> **REQUEST**: Each line of the listing that contains the word "with" is to be copied.

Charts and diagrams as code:
------------------------------------------------------------------------

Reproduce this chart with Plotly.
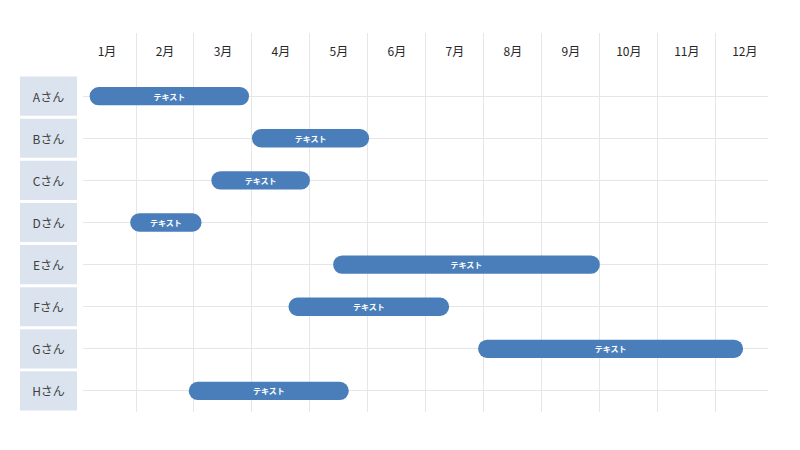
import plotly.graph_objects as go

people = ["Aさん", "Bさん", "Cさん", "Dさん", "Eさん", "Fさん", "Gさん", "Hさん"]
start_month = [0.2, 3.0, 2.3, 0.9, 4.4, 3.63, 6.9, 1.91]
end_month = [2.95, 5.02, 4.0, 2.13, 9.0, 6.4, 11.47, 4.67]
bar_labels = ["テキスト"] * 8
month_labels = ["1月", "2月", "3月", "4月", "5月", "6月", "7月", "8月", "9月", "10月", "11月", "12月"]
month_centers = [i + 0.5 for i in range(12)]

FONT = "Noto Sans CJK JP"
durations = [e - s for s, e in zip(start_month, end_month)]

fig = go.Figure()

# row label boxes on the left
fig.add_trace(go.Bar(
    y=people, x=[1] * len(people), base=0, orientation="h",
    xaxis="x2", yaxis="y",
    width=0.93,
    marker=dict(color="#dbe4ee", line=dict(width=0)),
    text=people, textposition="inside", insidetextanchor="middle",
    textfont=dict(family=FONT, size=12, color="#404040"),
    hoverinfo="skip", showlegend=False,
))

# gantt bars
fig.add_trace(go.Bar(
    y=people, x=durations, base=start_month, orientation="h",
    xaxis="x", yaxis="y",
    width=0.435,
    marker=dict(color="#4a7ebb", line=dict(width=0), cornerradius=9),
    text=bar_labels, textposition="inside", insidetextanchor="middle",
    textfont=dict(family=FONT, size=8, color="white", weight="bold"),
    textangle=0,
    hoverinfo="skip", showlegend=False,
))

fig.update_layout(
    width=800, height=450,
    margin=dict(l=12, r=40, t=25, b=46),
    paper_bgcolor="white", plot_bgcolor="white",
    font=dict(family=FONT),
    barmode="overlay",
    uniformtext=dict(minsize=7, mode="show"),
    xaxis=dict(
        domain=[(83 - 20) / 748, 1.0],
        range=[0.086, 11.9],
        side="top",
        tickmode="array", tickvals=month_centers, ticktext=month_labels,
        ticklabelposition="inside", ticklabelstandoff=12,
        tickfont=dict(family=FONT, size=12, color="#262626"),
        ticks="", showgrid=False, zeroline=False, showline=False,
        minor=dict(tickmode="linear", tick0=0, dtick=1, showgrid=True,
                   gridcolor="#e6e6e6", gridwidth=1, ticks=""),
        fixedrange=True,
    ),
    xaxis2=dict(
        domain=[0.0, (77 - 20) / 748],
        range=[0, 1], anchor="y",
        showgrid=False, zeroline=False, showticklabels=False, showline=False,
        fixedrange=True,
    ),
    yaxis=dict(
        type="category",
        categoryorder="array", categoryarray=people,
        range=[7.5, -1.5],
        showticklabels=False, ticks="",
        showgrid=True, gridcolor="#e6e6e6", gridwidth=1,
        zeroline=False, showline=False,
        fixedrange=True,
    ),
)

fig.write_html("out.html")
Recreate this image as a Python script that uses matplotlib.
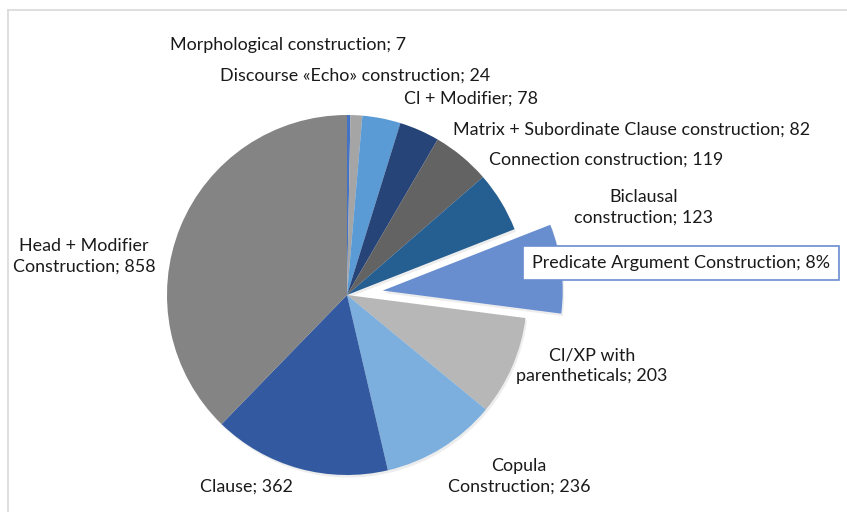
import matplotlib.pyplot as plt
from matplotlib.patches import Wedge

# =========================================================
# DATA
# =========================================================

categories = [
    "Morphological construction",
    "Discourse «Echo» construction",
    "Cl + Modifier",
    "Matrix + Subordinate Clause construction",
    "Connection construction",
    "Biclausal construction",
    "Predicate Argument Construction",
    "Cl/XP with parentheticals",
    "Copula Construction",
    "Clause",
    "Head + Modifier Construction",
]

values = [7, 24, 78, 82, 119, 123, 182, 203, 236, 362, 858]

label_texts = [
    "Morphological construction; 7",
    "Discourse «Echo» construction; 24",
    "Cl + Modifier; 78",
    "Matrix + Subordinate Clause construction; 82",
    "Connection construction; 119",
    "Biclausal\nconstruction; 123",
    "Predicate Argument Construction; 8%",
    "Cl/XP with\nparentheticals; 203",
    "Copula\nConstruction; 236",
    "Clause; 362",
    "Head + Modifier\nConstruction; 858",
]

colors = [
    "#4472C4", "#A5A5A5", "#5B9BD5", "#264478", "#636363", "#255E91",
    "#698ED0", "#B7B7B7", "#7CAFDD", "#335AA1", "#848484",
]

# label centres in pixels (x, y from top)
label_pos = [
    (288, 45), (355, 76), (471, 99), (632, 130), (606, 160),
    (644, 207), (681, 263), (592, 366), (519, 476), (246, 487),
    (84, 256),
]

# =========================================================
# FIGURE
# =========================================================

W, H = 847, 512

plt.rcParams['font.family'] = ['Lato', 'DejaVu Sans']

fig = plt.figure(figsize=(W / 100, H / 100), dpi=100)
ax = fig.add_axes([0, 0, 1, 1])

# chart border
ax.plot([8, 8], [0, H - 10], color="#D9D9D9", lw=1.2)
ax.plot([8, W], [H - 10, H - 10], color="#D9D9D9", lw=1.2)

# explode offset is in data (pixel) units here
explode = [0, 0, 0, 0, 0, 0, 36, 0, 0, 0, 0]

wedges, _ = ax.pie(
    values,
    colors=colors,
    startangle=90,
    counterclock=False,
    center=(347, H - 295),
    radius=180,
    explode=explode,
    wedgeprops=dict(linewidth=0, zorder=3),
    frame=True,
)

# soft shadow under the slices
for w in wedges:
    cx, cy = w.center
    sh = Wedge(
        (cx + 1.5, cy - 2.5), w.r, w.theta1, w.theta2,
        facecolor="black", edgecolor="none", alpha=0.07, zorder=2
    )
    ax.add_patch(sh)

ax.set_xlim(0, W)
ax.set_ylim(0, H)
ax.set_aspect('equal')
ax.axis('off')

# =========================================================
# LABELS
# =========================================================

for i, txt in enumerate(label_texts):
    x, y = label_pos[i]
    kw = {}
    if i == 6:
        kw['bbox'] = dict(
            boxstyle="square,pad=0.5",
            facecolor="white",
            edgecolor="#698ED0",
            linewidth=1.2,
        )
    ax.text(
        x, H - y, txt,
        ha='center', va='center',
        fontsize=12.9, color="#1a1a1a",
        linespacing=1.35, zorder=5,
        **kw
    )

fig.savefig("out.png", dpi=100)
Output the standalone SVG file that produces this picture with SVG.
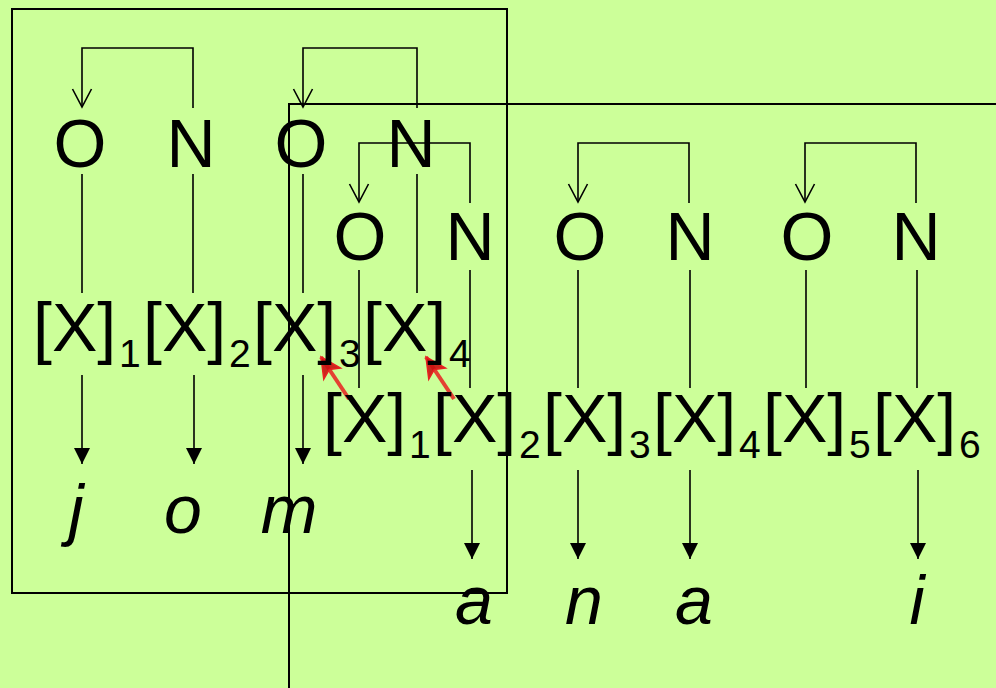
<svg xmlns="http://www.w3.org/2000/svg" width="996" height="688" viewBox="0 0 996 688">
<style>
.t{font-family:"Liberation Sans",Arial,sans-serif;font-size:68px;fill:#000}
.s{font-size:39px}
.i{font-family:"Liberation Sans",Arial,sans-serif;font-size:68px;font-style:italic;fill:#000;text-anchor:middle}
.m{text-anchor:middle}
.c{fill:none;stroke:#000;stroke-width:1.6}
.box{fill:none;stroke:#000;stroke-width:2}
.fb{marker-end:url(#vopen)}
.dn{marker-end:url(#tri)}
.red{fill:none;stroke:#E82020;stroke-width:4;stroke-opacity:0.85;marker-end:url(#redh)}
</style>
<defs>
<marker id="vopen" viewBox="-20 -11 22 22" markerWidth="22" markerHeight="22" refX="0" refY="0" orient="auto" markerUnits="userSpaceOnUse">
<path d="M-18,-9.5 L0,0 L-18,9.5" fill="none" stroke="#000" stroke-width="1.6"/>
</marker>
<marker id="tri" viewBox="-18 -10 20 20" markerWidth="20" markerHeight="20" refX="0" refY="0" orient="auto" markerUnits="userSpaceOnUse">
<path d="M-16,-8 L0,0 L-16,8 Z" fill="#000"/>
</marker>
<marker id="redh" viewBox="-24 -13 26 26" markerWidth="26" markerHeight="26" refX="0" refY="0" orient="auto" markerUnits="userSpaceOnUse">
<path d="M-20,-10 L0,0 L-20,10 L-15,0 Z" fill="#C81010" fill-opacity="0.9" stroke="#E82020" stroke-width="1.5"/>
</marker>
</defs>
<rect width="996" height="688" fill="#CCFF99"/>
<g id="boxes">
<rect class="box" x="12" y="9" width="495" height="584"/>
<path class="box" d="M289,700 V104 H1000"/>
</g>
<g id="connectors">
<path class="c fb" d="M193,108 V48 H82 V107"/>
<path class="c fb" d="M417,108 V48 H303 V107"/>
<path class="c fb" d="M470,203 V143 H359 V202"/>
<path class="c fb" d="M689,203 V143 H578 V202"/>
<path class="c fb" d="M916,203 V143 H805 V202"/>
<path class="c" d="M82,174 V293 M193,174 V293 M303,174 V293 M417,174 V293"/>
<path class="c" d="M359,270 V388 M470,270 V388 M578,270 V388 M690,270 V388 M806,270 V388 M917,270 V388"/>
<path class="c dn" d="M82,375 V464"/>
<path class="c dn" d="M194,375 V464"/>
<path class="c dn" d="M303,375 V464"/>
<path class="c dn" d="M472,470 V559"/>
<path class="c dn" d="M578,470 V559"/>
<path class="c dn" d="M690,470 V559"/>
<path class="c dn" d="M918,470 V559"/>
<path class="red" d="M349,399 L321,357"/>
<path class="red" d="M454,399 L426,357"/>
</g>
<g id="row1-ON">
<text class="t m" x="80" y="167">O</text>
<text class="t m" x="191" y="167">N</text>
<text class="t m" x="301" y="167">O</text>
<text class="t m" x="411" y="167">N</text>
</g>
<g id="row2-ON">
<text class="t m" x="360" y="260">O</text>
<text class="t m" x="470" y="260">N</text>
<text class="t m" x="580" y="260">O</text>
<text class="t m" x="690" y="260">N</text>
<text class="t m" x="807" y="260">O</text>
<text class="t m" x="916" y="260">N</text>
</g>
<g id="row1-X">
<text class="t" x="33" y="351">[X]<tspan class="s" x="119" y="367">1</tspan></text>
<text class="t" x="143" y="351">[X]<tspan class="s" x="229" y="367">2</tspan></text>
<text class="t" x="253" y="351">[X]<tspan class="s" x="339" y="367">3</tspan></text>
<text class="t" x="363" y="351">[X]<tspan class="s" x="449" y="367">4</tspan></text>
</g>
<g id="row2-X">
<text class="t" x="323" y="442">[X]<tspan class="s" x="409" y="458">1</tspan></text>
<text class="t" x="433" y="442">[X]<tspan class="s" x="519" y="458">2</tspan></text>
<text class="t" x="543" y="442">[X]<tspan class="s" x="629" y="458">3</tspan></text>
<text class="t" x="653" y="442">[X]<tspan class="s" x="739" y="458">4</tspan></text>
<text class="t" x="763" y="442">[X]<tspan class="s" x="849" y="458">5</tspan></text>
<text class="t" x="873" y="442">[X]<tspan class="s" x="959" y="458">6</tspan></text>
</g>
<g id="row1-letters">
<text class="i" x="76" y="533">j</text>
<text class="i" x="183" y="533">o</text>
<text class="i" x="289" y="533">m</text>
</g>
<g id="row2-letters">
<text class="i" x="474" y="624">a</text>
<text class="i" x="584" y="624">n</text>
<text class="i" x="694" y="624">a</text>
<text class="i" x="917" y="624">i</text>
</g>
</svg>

------------------------------------------------------------------------

> **RESULT**:
Reproduce this chart with Plotly.
    "Cl/XP with parentheticals",
    "Cl/XP with\nparentheticals; 203",
Output the standalone SVG file that produces this picture with SVG.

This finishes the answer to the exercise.